STATED GOAL:
Copy everything in the listing below word for word, apart from any images.

═══ RECORDED INFORMATION ═══

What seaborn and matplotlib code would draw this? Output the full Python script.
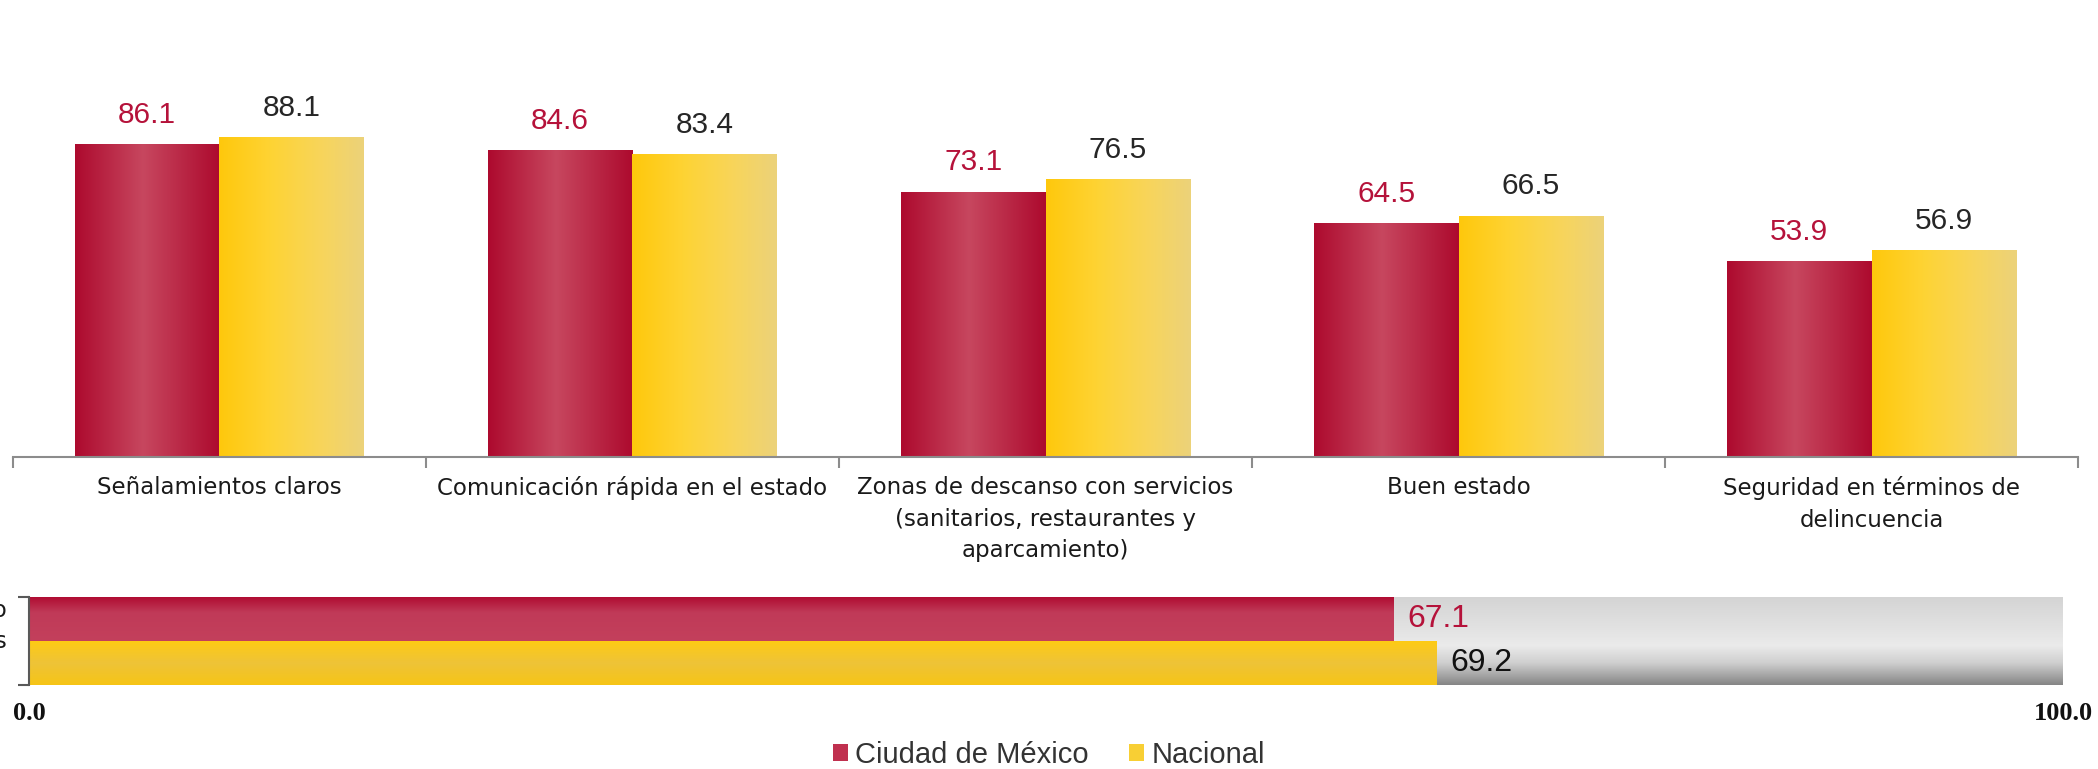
import numpy as np
import pandas as pd
import matplotlib
matplotlib.use("Agg")
import matplotlib.pyplot as plt
import seaborn as sns
from matplotlib.colors import LinearSegmentedColormap

# ---------------- data ----------------
categorias = ["Señalamientos claros",
              "Comunicación rápida en el estado",
              "Zonas de descanso con servicios\n(sanitarios, restaurantes y\naparcamiento)",
              "Buen estado",
              "Seguridad en términos de\ndelincuencia"]
series = ["Ciudad de México", "Nacional"]
valores_cdmx = [86.1, 84.6, 73.1, 64.5, 53.9]
valores_nacional = [88.1, 83.4, 76.5, 66.5, 56.9]
promedio_etiqueta = "Promedio\nde aspectos"
promedio_valores = [67.1, 69.2]
eje_inferior_ticks = [0, 100]
eje_inferior_etiquetas = ["0.0", "100.0"]

df = pd.DataFrame({
    "categoria": categorias * 2,
    "serie": [series[0]] * len(categorias) + [series[1]] * len(categorias),
    "valor": valores_cdmx + valores_nacional,
})
df2 = pd.DataFrame({"serie": series, "valor": promedio_valores})

# ---------------- style ----------------
sns.set_theme(style="white")
plt.rcParams["font.family"] = ["Liberation Sans", "DejaVu Sans"]

RED = "#c0304f"
YEL = "#f8cf34"
RED_TXT = "#b5123a"
DARK_TXT = "#262626"

W, H = 2098, 769
fig = plt.figure(figsize=(W / 100, H / 100), dpi=100)
ax1 = fig.add_axes([13 / W, 312 / H, (2078 - 13) / W, 363 / H])
ax2 = fig.add_axes([29 / W, 84 / H, (2063 - 29) / W, 88 / H])


def grad(stops, n=256, vertical=False):
    cmap = LinearSegmentedColormap.from_list("g", stops)
    arr = cmap(np.linspace(0, 1, n))
    return arr[:, None, :] if vertical else arr[None, :, :]


# ---------------- top chart ----------------
sns.barplot(data=df, x="categoria", y="valor", hue="serie", order=categorias,
            hue_order=series, palette=[RED, YEL], width=0.7, gap=0,
            saturation=1, linewidth=0, ax=ax1, legend=True)

red_h = grad([(0, "#ad0a2e"), (0.47, "#c7475f"), (1, "#ad0a2e")])
yel_h = grad([(0, "#ffc80c"), (0.35, "#fed333"), (0.7, "#f8d55a"), (1, "#ecd27a")])
for cont, g, tc in zip(ax1.containers, [red_h, yel_h], [RED_TXT, DARK_TXT]):
    for bar in cont:
        x0, y0 = bar.get_x(), bar.get_y()
        w, h = bar.get_width(), bar.get_height()
        im = ax1.imshow(g, extent=[x0, x0 + w, y0, y0 + h], aspect="auto",
                        interpolation="bicubic", zorder=bar.get_zorder() + 0.1)
        im.set_clip_path(bar)
    ax1.bar_label(cont, fmt="%.1f", padding=11, fontsize=21.5, color=tc)

ax1.set_xlim(-0.5, len(categorias) - 0.5)
ax1.set_ylim(0, 100)
ax1.set_yticks([])
ax1.set_xlabel("")
ax1.set_ylabel("")
for s in ["left", "top", "right"]:
    ax1.spines[s].set_visible(False)
ax1.spines["bottom"].set_color("#8c8c8c")
ax1.spines["bottom"].set_linewidth(1.5)
ax1.set_xticks(np.arange(-0.5, len(categorias), 1), minor=True)
ax1.tick_params(axis="x", which="minor", length=8, width=1.5, color="#8c8c8c",
                direction="out", bottom=True)
ax1.tick_params(axis="x", which="major", length=0, pad=14)
for lab in ax1.get_xticklabels():
    lab.set_fontfamily("DejaVu Sans")
    lab.set_fontsize(16.5)
    lab.set_color("#1a1a1a")
    lab.set_linespacing(1.45)

handles, labels = ax1.get_legend_handles_labels()
if ax1.get_legend() is not None:
    ax1.get_legend().remove()

# ---------------- bottom chart ----------------
bg = grad([(0, "#d4d4d4"), (0.45, "#e6e6e6"), (0.55, "#ebebeb"),
           (0.75, "#cfcfcf"), (1, "#858585")], vertical=True)
ax2.imshow(bg, extent=[0, 100, 1.5, -0.5], aspect="auto",
           interpolation="bicubic", zorder=0.2)

sns.barplot(data=df2, x="valor", y="serie", hue="serie", order=series,
            hue_order=series, palette=[RED, YEL], width=1.0, orient="h",
            saturation=1, linewidth=0, ax=ax2, legend=False)

red_v = grad([(0, "#b00c32"), (0.35, "#c03a58"), (1, "#c3405c")], vertical=True)
yel_v = grad([(0, "#fecb14"), (0.5, "#eec338"), (1, "#f6c516")], vertical=True)
for cont, g, tc in zip(ax2.containers, [red_v, yel_v], [RED_TXT, "#111111"]):
    for bar in cont:
        x0, y0 = bar.get_x(), bar.get_y()
        w, h = bar.get_width(), bar.get_height()
        if w <= 0:
            continue
        im = ax2.imshow(g, extent=[x0, x0 + w, y0 + h, y0], aspect="auto",
                        interpolation="bicubic", zorder=bar.get_zorder() + 0.1)
        im.set_clip_path(bar)
    ax2.bar_label(cont, fmt="%.1f", padding=10, fontsize=23, color=tc)

ax2.set_xlim(0, 100)
ax2.set_ylim(1.5, -0.5)
ax2.set_xlabel("")
ax2.set_ylabel("")
ax2.set_yticks([])
ax2.set_yticks([-0.5, 1.5], minor=True)
ax2.tick_params(axis="y", which="minor", length=8, width=1.5, color="#595959",
                direction="out", left=True, labelleft=False)
for s in ["top", "right", "bottom"]:
    ax2.spines[s].set_visible(False)
ax2.spines["left"].set_color("#595959")
ax2.spines["left"].set_linewidth(1.5)
ax2.set_xticks(eje_inferior_ticks)
ax2.set_xticklabels(eje_inferior_etiquetas)
ax2.tick_params(axis="x", length=0, pad=12)
for lab in ax2.get_xticklabels():
    lab.set_fontfamily("Liberation Serif")
    lab.set_fontweight("bold")
    lab.set_fontsize(19)
    lab.set_color("#111111")

fig.text(7 / W, 1 - 626 / H, promedio_etiqueta, ha="right", va="center",
         fontsize=16.5, color="#1a1a1a", linespacing=1.45, family="DejaVu Sans")

# ---------------- legend ----------------
fig.legend(handles, labels, loc="center", bbox_to_anchor=(0.5, 14 / H),
           ncol=2, frameon=False, fontsize=21, handlelength=0.5,
           handleheight=0.5, handletextpad=0.25, columnspacing=1.4,
           labelcolor="#333333", borderpad=0.1)

fig.savefig("out.png", dpi=100)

═══

THE RESPONSE:
What seaborn and matplotlib code would draw this? Output the full Python script.
import numpy as np
import pandas as pd
import matplotlib
matplotlib.use("Agg")
import matplotlib.pyplot as plt
import seaborn as sns
from matplotlib.colors import LinearSegmentedColormap

# ---------------- data ----------------
categorias = ["Señalamientos claros",
              "Comunicación rápida en el estado",
              "Zonas de descanso con servicios\n(sanitarios, restaurantes y\naparcamiento)",
              "Buen estado",
              "Seguridad en términos de\ndelincuencia"]
series = ["Ciudad de México", "Nacional"]
valores_cdmx = [86.1, 84.6, 73.1, 64.5, 53.9]
valores_nacional = [88.1, 83.4, 76.5, 66.5, 56.9]
promedio_etiqueta = "Promedio\nde aspectos"
promedio_valores = [67.1, 69.2]
eje_inferior_ticks = [0, 100]
eje_inferior_etiquetas = ["0.0", "100.0"]

df = pd.DataFrame({
    "categoria": categorias * 2,
    "serie": [series[0]] * len(categorias) + [series[1]] * len(categorias),
    "valor": valores_cdmx + valores_nacional,
})
df2 = pd.DataFrame({"serie": series, "valor": promedio_valores})

# ---------------- style ----------------
sns.set_theme(style="white")
plt.rcParams["font.family"] = ["Liberation Sans", "DejaVu Sans"]

RED = "#c0304f"
YEL = "#f8cf34"
RED_TXT = "#b5123a"
DARK_TXT = "#262626"

W, H = 2098, 769
fig = plt.figure(figsize=(W / 100, H / 100), dpi=100)
ax1 = fig.add_axes([13 / W, 312 / H, (2078 - 13) / W, 363 / H])
ax2 = fig.add_axes([29 / W, 84 / H, (2063 - 29) / W, 88 / H])


def grad(stops, n=256, vertical=False):
    cmap = LinearSegmentedColormap.from_list("g", stops)
    arr = cmap(np.linspace(0, 1, n))
    return arr[:, None, :] if vertical else arr[None, :, :]


# ---------------- top chart ----------------
sns.barplot(data=df, x="categoria", y="valor", hue="serie", order=categorias,
            hue_order=series, palette=[RED, YEL], width=0.7, gap=0,
            saturation=1, linewidth=0, ax=ax1, legend=True)

red_h = grad([(0, "#ad0a2e"), (0.47, "#c7475f"), (1, "#ad0a2e")])
yel_h = grad([(0, "#ffc80c"), (0.35, "#fed333"), (0.7, "#f8d55a"), (1, "#ecd27a")])
for cont, g, tc in zip(ax1.containers, [red_h, yel_h], [RED_TXT, DARK_TXT]):
    for bar in cont:
        x0, y0 = bar.get_x(), bar.get_y()
        w, h = bar.get_width(), bar.get_height()
        im = ax1.imshow(g, extent=[x0, x0 + w, y0, y0 + h], aspect="auto",
                        interpolation="bicubic", zorder=bar.get_zorder() + 0.1)
        im.set_clip_path(bar)
    ax1.bar_label(cont, fmt="%.1f", padding=11, fontsize=21.5, color=tc)

ax1.set_xlim(-0.5, len(categorias) - 0.5)
ax1.set_ylim(0, 100)
ax1.set_yticks([])
ax1.set_xlabel("")
ax1.set_ylabel("")
for s in ["left", "top", "right"]:
    ax1.spines[s].set_visible(False)
ax1.spines["bottom"].set_color("#8c8c8c")
ax1.spines["bottom"].set_linewidth(1.5)
ax1.set_xticks(np.arange(-0.5, len(categorias), 1), minor=True)
ax1.tick_params(axis="x", which="minor", length=8, width=1.5, color="#8c8c8c",
                direction="out", bottom=True)
ax1.tick_params(axis="x", which="major", length=0, pad=14)
for lab in ax1.get_xticklabels():
    lab.set_fontfamily("DejaVu Sans")
    lab.set_fontsize(16.5)
    lab.set_color("#1a1a1a")
    lab.set_linespacing(1.45)

handles, labels = ax1.get_legend_handles_labels()
if ax1.get_legend() is not None:
    ax1.get_legend().remove()

# ---------------- bottom chart ----------------
bg = grad([(0, "#d4d4d4"), (0.45, "#e6e6e6"), (0.55, "#ebebeb"),
           (0.75, "#cfcfcf"), (1, "#858585")], vertical=True)
ax2.imshow(bg, extent=[0, 100, 1.5, -0.5], aspect="auto",
           interpolation="bicubic", zorder=0.2)

sns.barplot(data=df2, x="valor", y="serie", hue="serie", order=series,
            hue_order=series, palette=[RED, YEL], width=1.0, orient="h",
            saturation=1, linewidth=0, ax=ax2, legend=False)

red_v = grad([(0, "#b00c32"), (0.35, "#c03a58"), (1, "#c3405c")], vertical=True)
yel_v = grad([(0, "#fecb14"), (0.5, "#eec338"), (1, "#f6c516")], vertical=True)
for cont, g, tc in zip(ax2.containers, [red_v, yel_v], [RED_TXT, "#111111"]):
    for bar in cont:
        x0, y0 = bar.get_x(), bar.get_y()
        w, h = bar.get_width(), bar.get_height()
        if w <= 0:
            continue
        im = ax2.imshow(g, extent=[x0, x0 + w, y0 + h, y0], aspect="auto",
                        interpolation="bicubic", zorder=bar.get_zorder() + 0.1)
        im.set_clip_path(bar)
    ax2.bar_label(cont, fmt="%.1f", padding=10, fontsize=23, color=tc)

ax2.set_xlim(0, 100)
ax2.set_ylim(1.5, -0.5)
ax2.set_xlabel("")
ax2.set_ylabel("")
ax2.set_yticks([])
ax2.set_yticks([-0.5, 1.5], minor=True)
ax2.tick_params(axis="y", which="minor", length=8, width=1.5, color="#595959",
                direction="out", left=True, labelleft=False)
for s in ["top", "right", "bottom"]:
    ax2.spines[s].set_visible(False)
ax2.spines["left"].set_color("#595959")
ax2.spines["left"].set_linewidth(1.5)
ax2.set_xticks(eje_inferior_ticks)
ax2.set_xticklabels(eje_inferior_etiquetas)
ax2.tick_params(axis="x", length=0, pad=12)
for lab in ax2.get_xticklabels():
    lab.set_fontfamily("Liberation Serif")
    lab.set_fontweight("bold")
    lab.set_fontsize(19)
    lab.set_color("#111111")

fig.text(7 / W, 1 - 626 / H, promedio_etiqueta, ha="right", va="center",
         fontsize=16.5, color="#1a1a1a", linespacing=1.45, family="DejaVu Sans")

# ---------------- legend ----------------
fig.legend(handles, labels, loc="center", bbox_to_anchor=(0.5, 14 / H),
           ncol=2, frameon=False, fontsize=21, handlelength=0.5,
           handleheight=0.5, handletextpad=0.25, columnspacing=1.4,
           labelcolor="#333333", borderpad=0.1)

fig.savefig("out.png", dpi=100)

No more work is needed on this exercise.